Carlton spoke by the memorial, which was composed of objects meaningful to Cooper. It included a Pan-African flag, a talking drum, a United States flag, a “Sergio Mendes and the New Brasil ‘77” LP vinyl album, a church stole fashioned out of African-patterned cloth, and a white hat emblazoned with “Marine Veteran” and decorated with service ribbons, including one indicating duty in Vietnam.
“This is amazing, just amazing to see all of you all out here,” continued Carlton, looking around the crowd.
“And it makes sense,” she said.
Earlier that day, during a bond hearing for one of the young men who had attacked her father, Carlton had heard what people had done for her father afterward.
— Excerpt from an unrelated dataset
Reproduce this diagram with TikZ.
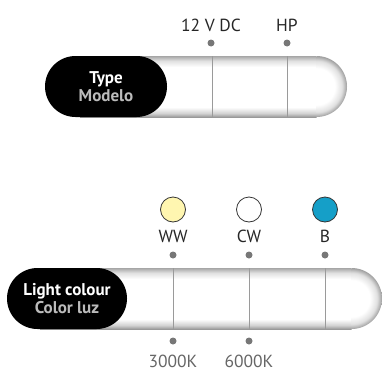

“To hear how so many people helped him that day,” said Carlton. “Everybody jumped in. They helped. They comforted. They gave information. They pointed in the direction of where the attackers went. I heard that people even followed them.”
“That is what community is,” she continued. “And you all know he loved this community. You all know he loved Hyde Park. You all know he loved Chicago.”
Other family members spoke during the vigil, including Cooper’s son-in-law Scott Carlton.
“He was there for me,” he said. “He really did treat me like a son. Whenever I needed to use his car, he just said, ‘Make sure you fill it up with gas.’
“I love you Keith, man. That was my dude, my guy."
Pilar Audain, a community healer who was invited by the family to facilitate the vigil, stepped forward and said, “As we honor Baba Cooper, let us turn our energies inward to one another.”
“Mama Gwendolyn Brooks once said that we are storm riders,” intoned Audain. “While others fall beneath the whip and clap of the whirlwind, we conduct our blooming, in the whirlwind.”
As Audain continued, the drumbeat began again and she started walking around the memorial.
“Let us consider all of those who breathe, all of those who work, all of those who toil, … all of those who have lost their lives to senseless hate and racism,” said Audain.
“Yes,” said the crowd.
“All of those who lost their lives who created the conditions … of those who created the conditions of the young men who took the life of Baba Cooper.”
“We struggle, every single day. We wake up. We feed our children.”
“Mmhmm,” responded the crowd.
“We turn on the TV and watch the news. We put on our clothes. We turn on our coffee, drink our cups of coffee,” said Audain.
“We go to work. Serve a master who puts money in our pockets so that we can pay our bills.”
“Let us think of all of those who have lost their lives to senseless hate and racism.”
“Yes,” responded the crowd.
Carlton announced that some of her father’s ashes would be spread in Chicago and some in New Orleans.
“He said, ‘Baby, I want half of me in the mouth of the Mississippi headed to Brazil.’ ”
A memorial celebration for Keith Cooper will take place at Augustana Lutheran Church, 5500 S. Woodlawn Ave., at 2:00 p.m. on Saturday, July 24. A remembrance service for Cooper will take place at Augustana the following Monday, July 26, at 11:00 a.m.